Autre principal candidat d’opposition, l’ancien ministres des Finances, Mathias Dzon, a prévenu sur RFI qu’il n’accepterait sans doute pas les résultats officiels car « la commission électorale actuelle est une commission partisane, qui ne prévoit que la victoire du candidat au pouvoir ».
« La seule incertitude est quel score Monsieur Sassou demandera à la Commission électorale prétendument indépendante de lui attribuer », ironise également le célèbre romancier congolais Emmanuel Dongala, joint par l’AFP depuis sa résidence aux États-Unis.
Les adversaires du président sortant ont déjà dénoncé le vote anticipé jeudi des membres des forces de sécurité (entre 55 000 et 60 000), source de fraude potentielle selon eux.
La conférence épiscopale s’est vu refuser l’accréditation d’observateurs électoraux dans les bureaux de vote par les autorités.
Un activiste des droits humains, Alexandre Dzabana, a été arrêté dix jours avant le scrutin. Il existerait des preuves de son implication dans une tentative de déstabilisation des institutions, d’après le ministère de la Communication.
Une journaliste de RFI, spécialiste du pays depuis 2015, a été également déclarée personne indésirable à Brazzaville pour couvrir ces élections.
Plusieurs voix en faveur d’un scrutin pacifique
Dans une déclaration de son porte-parole, le secrétaire général des Nations unies Antonio Guterres « appelle toutes les parties prenantes à œuvrer en faveur d’un processus électoral apaisé ». À la tête de la rébellion post-électorale de 2016, le pasteur Ntumi a souhaité cette année que les élections se déroulent « dans la paix, la transparence et le respect des règles du jeu ».
Comme à chaque élection en Afrique centrale, des voix interpellent la France, ancienne puissance coloniale et principal bailleur. « Le Congo, comme la diplomatie française, doit renouer avec la démocratie », a alerté un collectif français et congolais.
Denis Sassou Nguesso a pris le pouvoir en 1979. Il a été battu lors des premières élections pluralistes de 1992 par Pascal Lissouba. Mais ce très rare exemple d’alternance pacifique en Afrique centrale a pris fin en 1997, avec le retour au pouvoir de Denis Sassou Nguesso, après une guerre civile avec les forces de Pascal Lissouba.
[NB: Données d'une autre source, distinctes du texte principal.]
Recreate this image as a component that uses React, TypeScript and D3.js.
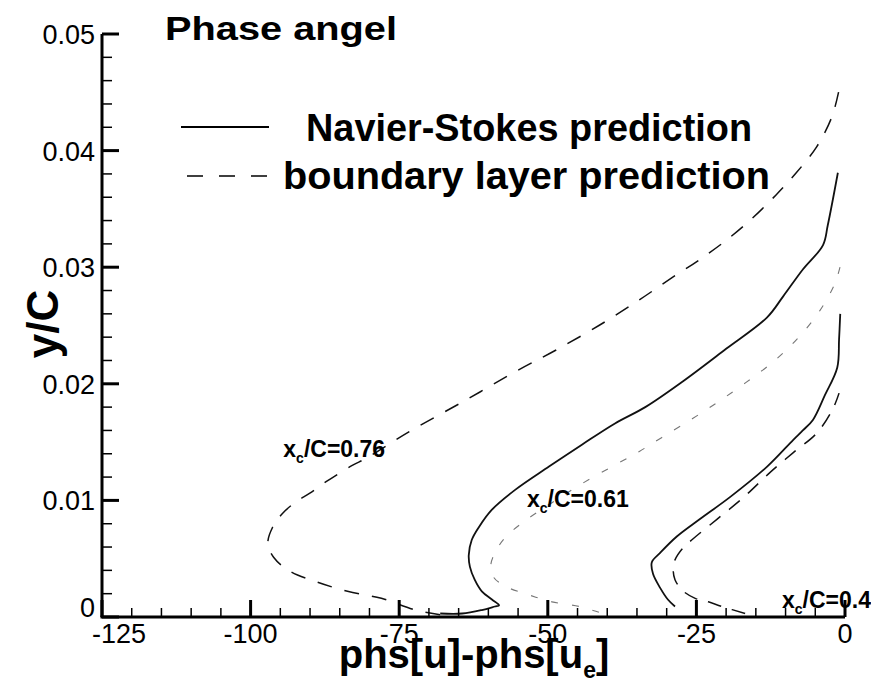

En 2015, il a fait sauter le verrou constitutionnel qui limitait à deux le nombre de mandats présidentiels, avant les violences post-électorales de mars 2016.
Arrivé deuxième il y a cinq ans, Guy-Brice Parfait Kolelas s’est engagé à libérer les deux candidats de 2016 condamnés en 2018 à 20 ans de prison pour « atteinte à la sûreté de l’État », le général Jean-Marie Mokoko et André Okombi Salissa.
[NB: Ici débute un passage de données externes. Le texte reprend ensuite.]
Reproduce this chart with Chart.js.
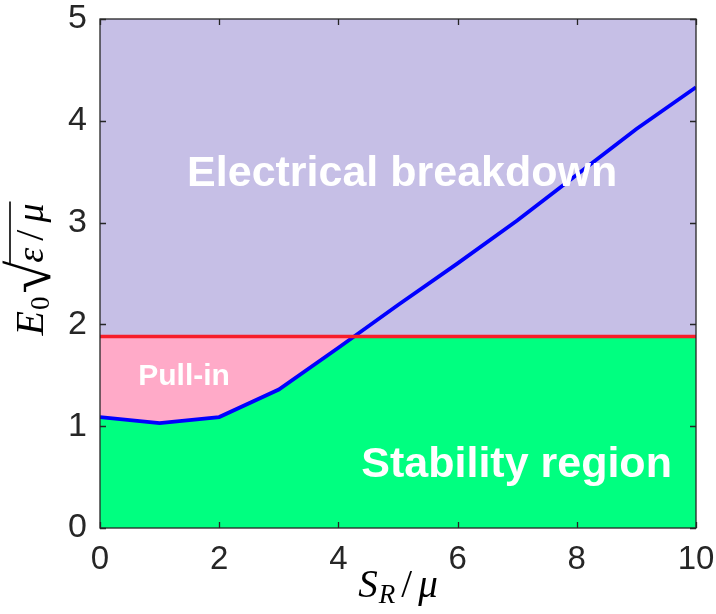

Depuis des années, le pouvoir fait également parler de lui en raison d’une enquête retentissante en France. En 2017, des proches du président congolais y ont été mis en examen pour « blanchiment de détournement de fonds publics » dans l’affaire dite des « biens mal acquis », qui vise également les familles au pouvoir au Gabon et en Guinée Équatoriale.